Maan: Ahmed Yousef makes every conceivable claim about the Hamas Charter

I don't think this extended attempt to present the "fact" of the Hamas charter addresses a single statement that the Charter actually contains and that the Israelis supposedly mistranslated. Instead we get every possible claim about why it doesn't really mean what it says and why we should ignore it anyway, although it "retains its authoritative value." Let's see, it was mistranslated, taken out of context, only one elder's opinions, created to give "broad strokes direction," ratified when there was "little time . . . to pore over the minutia of . . . its religious and political terminology," and "cannot be construed to demand literal interpretation":
The Israeli occupation has never missed an opportunity to brand Hamas a fundamentalist, terrorist, racist, anti-Semitic organization. True to the Mossad motto which states "By way of deception, thou shall do war," it has excelled at taking select articles from the Islamic party's charter and using them, out of context, to justify its claims.
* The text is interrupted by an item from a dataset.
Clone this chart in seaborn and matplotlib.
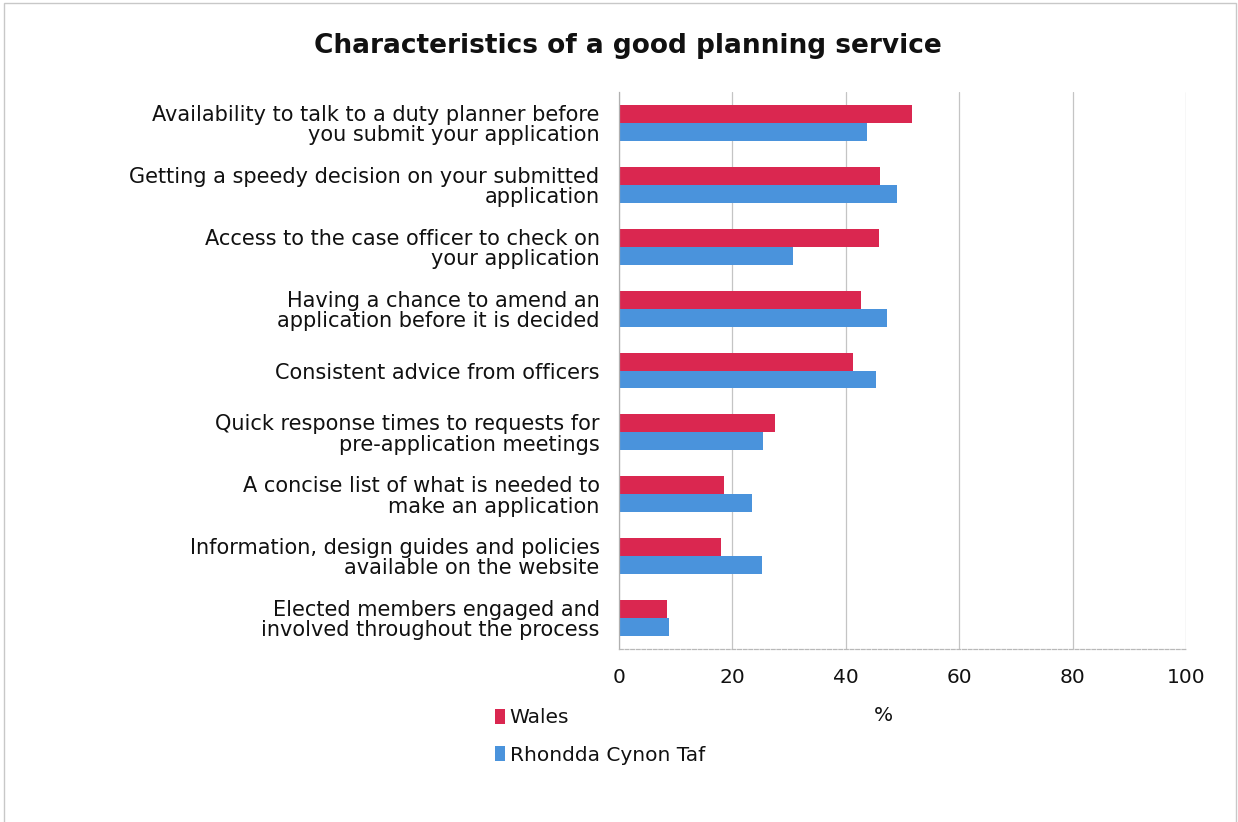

The Israelis have, for example, translated the charter to several languages, English and French included, intentionally perverting the substance of its tenets to suit their purposes. Those aims were to market its fraudulent translation to as many Western politicians, academics and media channels as possible; and therefore make it easier to claim security concerns as the basis for their legal infractions.
Is it my imagination, or does the first sentence of the above paragraph use the expression "for example"? Is there an actual example hidden in there somewhere?
The fear-mongering is designed to horrify the West so much that it turns a blind eye to the crimes against humanity which contravene international law.

Throughout my tenure as an adviser to Prime Minister Ismail Haniyeh in the tenth and eleventh administrations (the unity government), and even after the events of June 2007 when I was assigned as a deputy minister to the Foreign Ministry, journalists and politicians consistently asked the same questions around the charter and the extent to which the government was beholden to it or intent on applying the articles within it.

Despite my consistent clarification that Hamas must be evaluated on its official actions and political positions, it is evident that the Israeli propaganda machine has over a two year period successfully brainwashed those it has targeted. Many observers have become incapable of making an impartial assessment of the significant transformations the movement has undergone; and instead have parroted the Israeli position, adopting the obstinacy of what a local colloquialism notes "is a goat, even if it has wings." [...]

The Islamic Resistance Movement, known by its Arabic acronym Hamas, was born in December 1987 with the first Intifada, or Uprising. Initially, the group mounted demonstrations against Israeli belligerence; and in order to maintain the momentum of the newly created protest culture, the group's leadership needed a platform to crystallize its views and give the "resistance generation" broad strokes direction on the principles and challenges within which they would operate against the occupation. Those early, revolutionary days represent the context within which the concept of a charter was formed.

That document was a practical response to an oppressive occupation. It reflected the views of one of the movement's elder leaders; and it was ratified during the unique circumstances of the Uprising in 1988 as a necessary framework for dealing with a relentless occupation. There was little opportunity, at that time, to pore over the minutia of either its religious and political terminology or the broader perspective of international law.

An internal committee reviewed the possibility of amending the charter during the nineties and ratifying it as a binding manifesto; yet the primary concern, that of being seen as following the Fatah route of offering up concessions on a silver platter, led the group's leadership to shelve such measures.

Instead, new ideas were proposed that reflected the movement's openness to the international community and its willingness to adopt a more realistic political view. This flexibility was evident in official speeches; and more recently in the election platform put forward by the Change & Reform Party (al-taghyeer wal islah).

Despite the group's evolution, it is an inescapable fact that the charter represents a milestone in the struggle against an occupation. At any rate, historical statements remain a testament to the past; and the charter, as a document written over two decades ago, retains its authoritative value. [...]
Got that? The supposedly "fraudulent" translation is here. Yousef's article ends with a list of statements that he wants us to take as Hamas's true principles, but no clarification or translation of any specific statement or passage in the charter.